JP gave three reasons for its decision:
1. Lack of liquidity
Come on JP, bearing in mind the kind of year Nigeria has had – declining price of crude oil and uncertainty of the outcome of elections etc., it’s hardly surprising that liquidity has been a challenge. Add to that the intensified fight against corruption and it’s a surprise we can even spell the word “liquidity.”
2. Lack of transparency in the determination of the exchange rate
Actually my dear JP, the CBN long ago mandated that all foreign transactions be posted on Reuters. How much more transparent can one get??!!
3. Lack of a fully functional two way system
Nigeria has an order based, two-way forex market. Whether or not the CBN can claim this system has stabilised the exchange rate is another matter. It certainly didn’t feel too stable to me during the first six months of this year; but let me not go down that route as it may turn this rare pro CBN article into an anti one quicker than you can say “Where’s my cash?” The point is that a two-way system exists none the less.
Let’s be honest people, JP’s decision is a purely self motivated one; basically wanting the CBN to devalue the naira in order to protect its investments. Fair enough, I’m not judging. To each their own. But let’s not for one second put JP on any kind of moral high ground. This move is as selfish as they come.

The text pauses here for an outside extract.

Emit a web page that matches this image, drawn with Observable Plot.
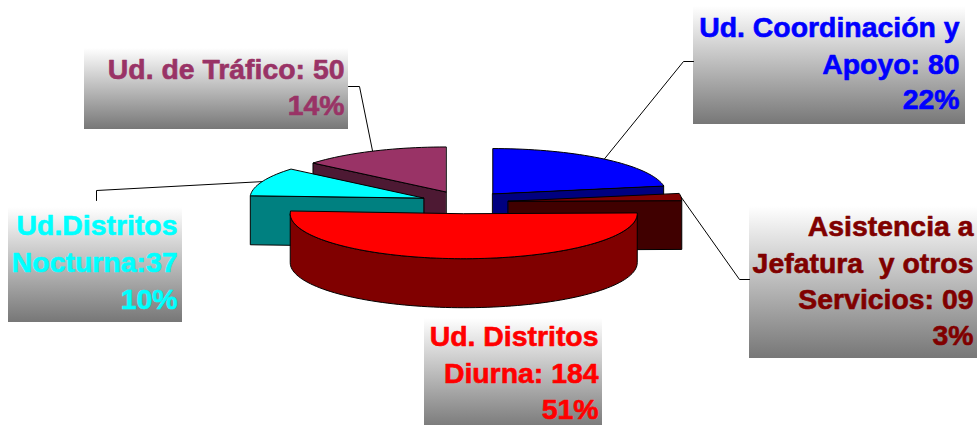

In my opinion, the more a market is dependent on foreign investors, the more danger both the financial markets and the economy are in. As long as we continue to depend on foreign investors, we will continue to remain in our ever dilapidating “import” mindset. And do we really want to continue relying on the whims and caprices of people that couldn’t give a monkey’s ass as to whether our nation prospers or not?
Though painful at first, this is an opportunity for us to grow from within. So kindly excuse me as I politely give JP my middle finger, and encourage our markets to be a little more self-sustained and independent.
To devalue the naira would lead to all kinds of pain for so many Nigerians.
1. Whilst it would bring in investors, the cost of doing business and costs of goods would sky rocket; leading to double digit inflation.
2. Unemployment would soar.
3. Despite the pain of high costs of importation, we would become even more “import” reliant.
So allow me to say a hearty well done to the CBN, Federal Ministry of Finance, and the Debt Management Office for putting the interests of Nigerians first. This however does not in any way excuse the government’s lack of economic direction because in my opinion, the real problem we have at present is a non-existent economic policy, and zero communication regarding the direction this nation is heading.